Henin, whose win made her just the third women's wildcard to reach the semi-final of any Grand Slam after Zheng at Wimbledon in 2008 and Clijsters at last year's US Open, said she was now daring to dream.
"I'm here again in the last four. It's just much more than what I could expect and the dream continues," said Henin, who called it quits in May 2008 after losing her enthusiasm.
"But there's still a long way to go. I'll just try to be focused on what I have to do on the court and hope it keeps going this way.
"I'll have good recovery and two good nights. That's what I need. But it's just a great feeling to be in the semis of the first Grand Slam since I'm back."

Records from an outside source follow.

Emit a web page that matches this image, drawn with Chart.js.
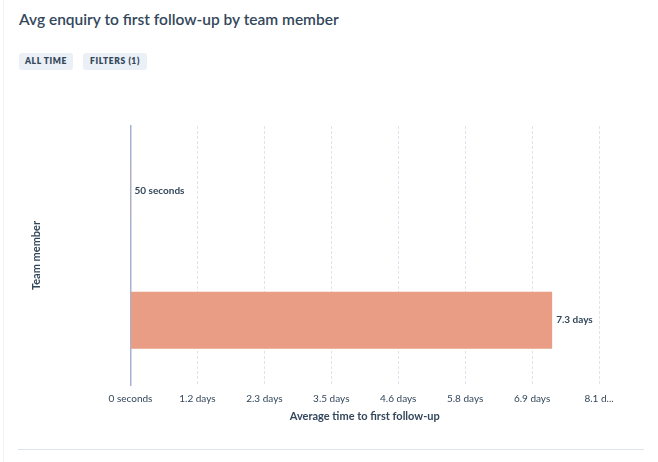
<!DOCTYPE html>
<html lang="en">
<head>
<meta charset="UTF-8">
<title>Avg enquiry to first follow-up by team member</title>
<script src="https://cdn.jsdelivr.net/npm/chart.js"></script>
<style>
    body {
        margin: 0;
        width: 658px;
        height: 462px;
        background: #fff;
        font-family: 'Lato', sans-serif;
        color: #33475b;
        position: relative;
        overflow: hidden;
    }
    .card-edge {
        position: absolute;
        left: 3px;
        top: 0;
        width: 1px;
        height: 462px;
        background: #f0f2f5;
    }
    h1 {
        position: absolute;
        left: 19px;
        top: 10px;
        margin: 0;
        font-size: 15.5px;
        font-weight: 600;
        color: #33475b;
    }
    .badge {
        position: absolute;
        top: 53px;
        height: 17px;
        line-height: 17px;
        background: #eaf0f6;
        border-radius: 3px;
        font-size: 8.5px;
        font-weight: 800;
        letter-spacing: 0.6px;
        text-align: center;
        color: #33475b;
    }
    .rule {
        position: absolute;
        left: 18px;
        top: 449px;
        width: 626px;
        height: 1px;
        background: #dfe3eb;
    }
    #wrap {
        position: absolute;
        left: 14px;
        top: 100px;
        width: 631px;
        height: 335px;
    }
</style>
</head>
<body>
<div class="card-edge"></div>
<h1>Avg enquiry to first follow-up by team member</h1>
<div class="badge" style="left:19px;width:54px;">ALL TIME</div>
<div class="badge" style="left:83px;width:64px;">FILTERS (1)</div>
<div id="wrap"><canvas id="myBarGraph"></canvas></div>
<div class="rule"></div>

<script>
// data
var members = ['Team member A', 'Team member B'];
var avgSeconds = [50, 630000];
var valueLabels = ['50 seconds', '7.3 days'];
var tickLabels = ['0 seconds', '1.2 days', '2.3 days', '3.5 days', '4.6 days', '5.8 days', '6.9 days', '8.1 d...'];

var textColor = '#33475b';

// draws the value text just right of each bar
var valueLabelPlugin = {
    id: 'valueLabels',
    afterDatasetsDraw: function (chart) {
        var ctx = chart.ctx;
        var meta = chart.getDatasetMeta(0);
        ctx.save();
        ctx.font = 'bold 10px Lato';
        ctx.fillStyle = textColor;
        ctx.textAlign = 'left';
        ctx.textBaseline = 'middle';
        meta.data.forEach(function (bar, i) {
            ctx.fillText(valueLabels[i], bar.x + 4, bar.y);
        });
        ctx.restore();
    }
};

var ctx = document.getElementById('myBarGraph').getContext('2d');
var myBarGraph = new Chart(ctx, {
    type: 'bar',
    data: {
        labels: members,
        datasets: [{
            data: avgSeconds,
            backgroundColor: '#ea9d85',
            barPercentage: 0.55,
            categoryPercentage: 0.8
        }]
    },
    options: {
        indexAxis: 'y',
        responsive: true,
        maintainAspectRatio: false,
        animation: false,
        layout: {
            padding: { top: 26, right: 46, left: 12, bottom: 8 }
        },
        plugins: {
            legend: { display: false },
            tooltip: { enabled: false }
        },
        scales: {
            x: {
                min: 0,
                max: 700000,
                ticks: {
                    stepSize: 100000,
                    color: textColor,
                    font: { family: 'Lato', size: 10 },
                    padding: 8,
                    maxRotation: 0,
                    autoSkip: false,
                    callback: function (value, index) {
                        return tickLabels[index];
                    }
                },
                grid: {
                    color: '#dfe3ee',
                    drawTicks: false
                },
                border: {
                    display: false,
                    dash: [3, 2]
                },
                title: {
                    display: true,
                    text: 'Average time to first follow-up',
                    color: textColor,
                    font: { family: 'Lato', size: 11, weight: 'bold' },
                    padding: { top: 4 }
                },
                afterFit: function (scale) {
                    scale.height = 42;
                }
            },
            y: {
                ticks: { display: false },
                grid: { display: false },
                border: {
                    display: true,
                    color: '#a3b3d1',
                    width: 1.5
                },
                title: {
                    display: true,
                    text: 'Team member',
                    color: textColor,
                    font: { family: 'Lato', size: 11, weight: 'bold' }
                },
                afterFit: function (scale) {
                    scale.width = 104.5;
                }
            }
        }
    },
    plugins: [valueLabelPlugin]
});
</script>
</body>
</html>
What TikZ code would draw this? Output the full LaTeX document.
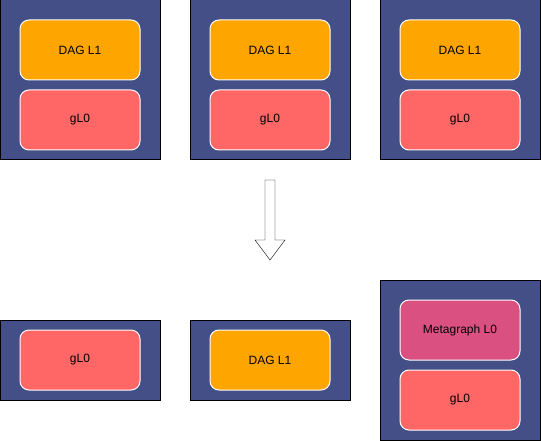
\documentclass[tikz,border=0pt]{standalone}
\usepackage{fontspec}
\setmainfont{Liberation Sans}
\definecolor{panel}{HTML}{434F86}
\definecolor{dagcol}{HTML}{FFA500}
\definecolor{glcol}{HTML}{FF6666}
\definecolor{metacol}{HTML}{DA5181}
\begin{document}
\begin{tikzpicture}[x=1pt,y=-1pt,
	outer/.style={draw=black,fill=panel,line width=1pt,minimum width=160pt,inner sep=0pt},
	inner/.style={draw=white,line width=1pt,rounded corners=9pt,minimum width=120pt,minimum height=60pt,inner sep=0pt,font=\fontsize{12}{14}\selectfont}]
				\useasboundingbox (0,0) rectangle (541,441);
				% top row
				\node[outer,minimum height=160pt] (t1) at (80,80) {};
				\node[outer,minimum height=160pt] (t2) at (270,80) {};
				\node[outer,minimum height=160pt] (t3) at (460,80) {};
				\node[inner,fill=dagcol] (dag1) at (80,50) {DAG L1};
				\node[inner,fill=glcol] (gl1) at (80,120) {gL0};
				\node[inner,fill=dagcol] (dag2) at (270,50) {DAG L1};
				\node[inner,fill=glcol] (gl2) at (270,120) {gL0};
				\node[inner,fill=dagcol] (dag3) at (460,50) {DAG L1};
				\node[inner,fill=glcol] (gl3) at (460,120) {gL0};
				% arrow
				\draw[fill=white] (265,180) -- (275,180) -- (275,240) -- (285,240) -- (270,260) -- (255,240) -- (265,240) -- cycle;
				% bottom row
				\node[outer,minimum height=80pt] (b1) at (80,360) {};
				\node[outer,minimum height=80pt] (b2) at (270,360) {};
				\node[outer,minimum height=160pt] (b3) at (460,360) {};
				\node[inner,fill=glcol] (gl4) at (80,360) {gL0};
				\node[inner,fill=dagcol] (dag4) at (270,360) {DAG L1};
				\node[inner,fill=metacol] (meta) at (460,330) {Metagraph L0};
				\node[inner,fill=glcol] (gl5) at (460,400) {gL0};
			\end{tikzpicture}
\end{document}
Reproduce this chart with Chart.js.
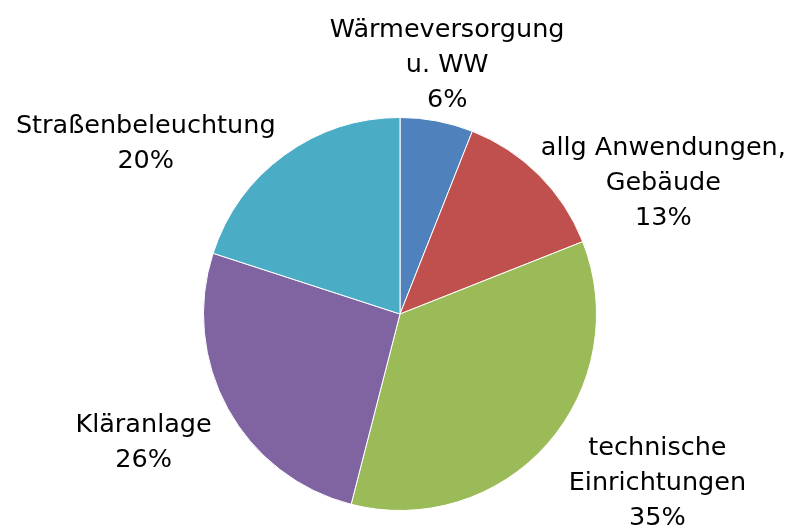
<!DOCTYPE html>
<html>
<head>
<meta charset="utf-8">
<script src="https://cdn.jsdelivr.net/npm/chart.js@4/dist/chart.umd.min.js"></script>
<style>
  html, body { margin: 0; padding: 0; background: #fff; }
  #wrap { width: 791px; height: 528px; }
</style>
</head>
<body>
<div id="wrap"><canvas id="pieChart" width="791" height="528"></canvas></div>
<script>
// chart data
const categories = [
    ["Wärmeversorgung", "u. WW"],
    ["allg Anwendungen,", "Gebäude"],
    ["technische", "Einrichtungen"],
    ["Kläranlage"],
    ["Straßenbeleuchtung"]
];
const shares = [6, 13, 35, 26, 20];
const percentLabels = ["6%", "13%", "35%", "26%", "20%"];

const sliceColors = ["#4F81BD", "#C0504D", "#9BBB59", "#8064A2", "#4BACC6"];
// label anchor (centre x, first baseline) in units of the pie radius
const labelOffsets = [[0.24, -1.41], [1.34, -0.807], [1.31, 0.716], [-1.305, 0.599], [-1.294, -0.919]];

const outsideLabels = {
    id: "outsideLabels",
    afterDatasetsDraw(chart) {
        const ctx = chart.ctx;
        const arcs = chart.getDatasetMeta(0).data;
        ctx.save();
        ctx.font = "25.5px 'DejaVu Sans'";
        ctx.fillStyle = "#000";
        ctx.textAlign = "center";
        ctx.textBaseline = "alphabetic";
        arcs.forEach((arc, i) => {
            const r = arc.outerRadius;
            const x = arc.x + labelOffsets[i][0] * r;
            let y = arc.y + labelOffsets[i][1] * r;
            const lines = categories[i].concat([percentLabels[i]]);
            lines.forEach((line) => {
                ctx.fillText(line, x, y);
                y += 35;
            });
        });
        ctx.restore();
    }
};

new Chart(document.getElementById("pieChart").getContext("2d"), {
    type: "pie",
    data: {
        labels: categories.map((c) => c.join(" ")),
        datasets: [
            {
                data: shares,
                backgroundColor: sliceColors,
                borderColor: "#ffffff",
                borderWidth: 1
            }
        ]
    },
    options: {
        responsive: false,
        animation: false,
        layout: { padding: { top: 117, bottom: 17, left: 203, right: 194 } },
        plugins: {
            legend: { display: false },
            tooltip: { enabled: false }
        }
    },
    plugins: [outsideLabels]
});
</script>
</body>
</html>
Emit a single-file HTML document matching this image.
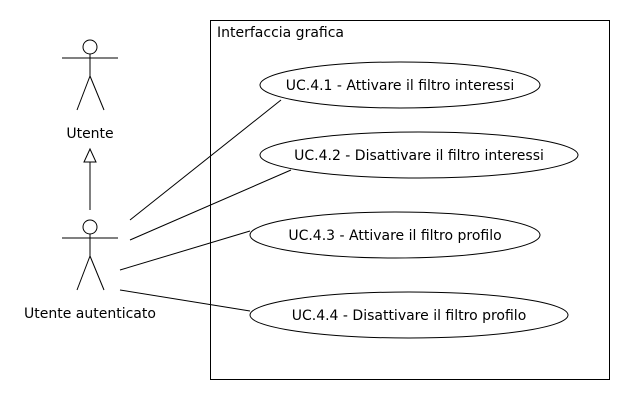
<!DOCTYPE html>
<html><head><style>body{margin:0;background:#fff}svg{display:block}</style></head><body>
<svg width="630" height="400" xmlns="http://www.w3.org/2000/svg" font-family="DejaVu Sans, sans-serif" font-size="14" fill="none" stroke="#000" stroke-width="1">
<rect x="0" y="0" width="630" height="400" fill="#fff" stroke="none"/>
<rect x="210.5" y="20.5" width="399" height="359"/>
<text x="217" y="37" fill="#000" stroke="none">Interfaccia grafica</text>
<circle cx="90" cy="47" r="7"/>
<line x1="62" y1="58" x2="118" y2="58"/>
<line x1="90" y1="54" x2="90" y2="76"/>
<line x1="90" y1="76" x2="77" y2="110"/>
<line x1="90" y1="76" x2="104" y2="110"/>
<text x="90" y="138" text-anchor="middle" fill="#000" stroke="none">Utente</text>
<polygon points="90,149 84,162 96,162" fill="#fff"/>
<line x1="90" y1="162" x2="90" y2="210"/>
<circle cx="90" cy="227" r="7"/>
<line x1="62" y1="238" x2="118" y2="238"/>
<line x1="90" y1="234" x2="90" y2="256"/>
<line x1="90" y1="256" x2="77" y2="290"/>
<line x1="90" y1="256" x2="104" y2="290"/>
<text x="90" y="318" text-anchor="middle" fill="#000" stroke="none">Utente autenticato</text>
<line x1="130" y1="220" x2="281" y2="100"/>
<line x1="130" y1="240" x2="291" y2="170"/>
<line x1="120" y1="270" x2="250" y2="231"/>
<line x1="120" y1="290" x2="250" y2="311"/>
<ellipse cx="400" cy="85" rx="140" ry="23" fill="#fff"/>
<text x="400" y="90" text-anchor="middle" fill="#000" stroke="none">UC.4.1 - Attivare il filtro interessi</text>
<ellipse cx="419" cy="155" rx="159" ry="23" fill="#fff"/>
<text x="419" y="160" text-anchor="middle" fill="#000" stroke="none">UC.4.2 - Disattivare il filtro interessi</text>
<ellipse cx="395" cy="235" rx="145" ry="23" fill="#fff"/>
<text x="395" y="240" text-anchor="middle" fill="#000" stroke="none">UC.4.3 - Attivare il filtro profilo</text>
<ellipse cx="409" cy="315" rx="159" ry="23" fill="#fff"/>
<text x="409" y="320" text-anchor="middle" fill="#000" stroke="none">UC.4.4 - Disattivare il filtro profilo</text>
</svg>
</body></html>
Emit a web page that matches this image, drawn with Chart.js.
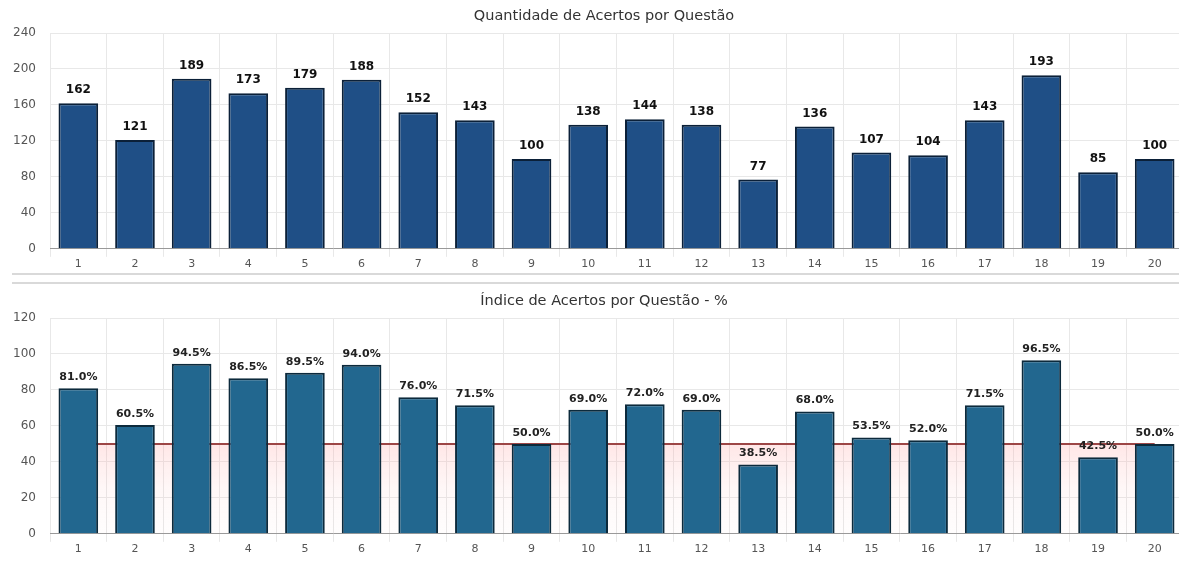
<!DOCTYPE html>
<html>
<head>
<meta charset="utf-8">
<script src="https://cdn.jsdelivr.net/npm/chart.js@4.4.1/dist/chart.umd.min.js"></script>
<style>
    html, body { margin: 0; padding: 0; background: #fff; width: 1179px; height: 561px; overflow: hidden; }
    .box { position: absolute; left: 0; width: 1208px; height: 272px; }
    .sep { position: absolute; left: 12px; width: 1167px; height: 0; border-top: 2px solid #d9d9d9; }
</style>
</head>
<body>
<div class="box" style="top:0"><canvas id="acertosChart"></canvas></div>
<div class="sep" style="top:273px"></div>
<div class="sep" style="top:282px"></div>
<div class="box" style="top:285px"><canvas id="indiceChart"></canvas></div>
<script>
const questoes = ['1', '2', '3', '4', '5', '6', '7', '8', '9', '10',
                  '11', '12', '13', '14', '15', '16', '17', '18', '19', '20'];
const acertos = [162, 121, 189, 173, 179, 188, 152, 143, 100, 138,
                 144, 138, 77, 136, 107, 104, 143, 193, 85, 100];
const indice = [81.0, 60.5, 94.5, 86.5, 89.5, 94.0, 76.0, 71.5, 50.0, 69.0,
                72.0, 69.0, 38.5, 68.0, 53.5, 52.0, 71.5, 96.5, 42.5, 50.0];
const referencia = [50, 50, 50, 50, 50, 50, 50, 50, 50, 50,
                    50, 50, 50, 50, 50, 50, 50, 50, 50, 50];
const ticksAcertos = [0, 40, 80, 120, 160, 200, 240];
const ticksIndice = [0, 20, 40, 60, 80, 100, 120];

const fonte = "'DejaVu Sans', Verdana, sans-serif";

// rótulos de valor acima das barras
function rotulos(formato, font, cor, offset) {
    return {
        id: 'rotulos',
        afterDatasetsDraw(chart) {
            const ctx = chart.ctx;
            const meta = chart.getDatasetMeta(0);
            const valores = chart.data.datasets[0].data;
            ctx.save();
            ctx.font = font;
            ctx.fillStyle = cor;
            ctx.textAlign = 'center';
            ctx.textBaseline = 'middle';
            meta.data.forEach((bar, i) => {
                ctx.fillText(formato(valores[i]), bar.x, bar.y - offset);
            });
            ctx.restore();
        }
    };
}

// título centrado na tela inteira (o canvas passa da borda direita)
function titulo(texto) {
    return {
        id: 'titulo',
        afterDraw(chart) {
            const ctx = chart.ctx;
            ctx.save();
            ctx.font = "14.5px " + fonte;
            ctx.fillStyle = '#333';
            ctx.textAlign = 'center';
            ctx.textBaseline = 'middle';
            ctx.fillText(texto, chart.width / 2, 16);
            ctx.restore();
        }
    };
}

function opcoes(ticks) {
    return {
        responsive: true,
        maintainAspectRatio: false,
        animation: false,
        layout: { padding: { left: 0, right: 25, top: 33, bottom: 0 } },
        plugins: {
            legend: { display: false },
            tooltip: { enabled: false },
            title: { display: false }
        },
        scales: {
            x: {
                grid: { offset: true, color: '#e8e8e8', tickLength: 8 },
                border: { color: '#999' },
                ticks: { color: '#555', padding: 1, font: { family: fonte, size: 11 } }
            },
            y: {
                min: ticks[0],
                max: ticks[ticks.length - 1],
                afterFit(axis) { axis.width = 50; },
                grid: { color: '#e8e8e8', drawTicks: false },
                border: { display: false },
                ticks: {
                    stepSize: ticks[1] - ticks[0],
                    color: '#555',
                    padding: 14,
                    font: { family: fonte, size: 12 }
                }
            }
        }
    };
}

// 1. Quantidade de acertos
new Chart(document.getElementById('acertosChart').getContext('2d'), {
    type: 'bar',
    data: {
        labels: questoes,
        datasets: [{
            label: 'Acertos',
            data: acertos,
            backgroundColor: '#1f4f86',
            borderColor: '#0b2038',
            borderWidth: 2,
            categoryPercentage: 1,
            barPercentage: 0.7
        }]
    },
    options: opcoes(ticksAcertos),
    plugins: [
        rotulos(v => String(v), "bold 12px " + fonte, '#111', 13),
        titulo('Quantidade de Acertos por Questão')
    ]
});

// 2. Índice de acertos (%)
new Chart(document.getElementById('indiceChart').getContext('2d'), {
    type: 'bar',
    data: {
        labels: questoes,
        datasets: [{
            label: 'Índice',
            data: indice,
            backgroundColor: '#22678f',
            borderColor: '#0c2a3c',
            borderWidth: 2,
            categoryPercentage: 1,
            barPercentage: 0.7,
            order: 0
        }, {
            type: 'line',
            label: 'Meta',
            data: referencia,
            borderColor: '#9c4646',
            borderWidth: 2,
            backgroundColor(context) {
                const chart = context.chart;
                const area = chart.chartArea;
                if (!area) return 'rgba(255, 170, 170, 0.12)';
                const topo = chart.scales.y.getPixelForValue(50);
                const g = chart.ctx.createLinearGradient(0, topo, 0, area.bottom);
                g.addColorStop(0, 'rgba(255, 160, 160, 0.26)');
                g.addColorStop(0.5, 'rgba(255, 180, 180, 0.10)');
                g.addColorStop(1, 'rgba(255, 200, 200, 0.03)');
                return g;
            },
            fill: 'origin',
            pointRadius: 0,
            order: 1
        }]
    },
    options: opcoes(ticksIndice),
    plugins: [
        rotulos(v => v.toFixed(1) + '%', "bold 11px " + fonte, '#222', 11),
        titulo('Índice de Acertos por Questão - %')
    ]
});
</script>
</body>
</html>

She had struggled through long matches in her last three rounds, defying her aching body and an injured left thigh to reach the last eight, and there was little between her and Petrova as they went shot for shot on a hot day.
Henin took the early advantage when she broke in the fifth game, seizing on three double faults to go ahead 3-2.
Petrova broke back three games later but promptly lost her serve, leaving Henin to serve for the first set.
She was unable to do so as Petrova attacked, but the Belgian played a brilliant tiebreaker, opening a 6-1 lead and taking the set in 55 minutes.
The loss of the first set fired up the Russian and she skipped out to a 3-0 lead in the second, breaking Henin twice in the process.
However, the 27-year-old Henin, a renowned fighter, clawed her way back to get the set on even terms.
Then at 5-4 and Petrova serving, Henin attacked again and the Russian faltered, sending a backhand long and ensuring Henin's passage to the final four.
The bottom half of the men's semi-finals will be decided later Tuesday with seventh seeded American Andy Roddick taking on Croatian 14th seed Marin Cilic.
In the marquee night match, defending champion Rafael Nadal looks to end British hopes when he plays fifth seed Andy Murray.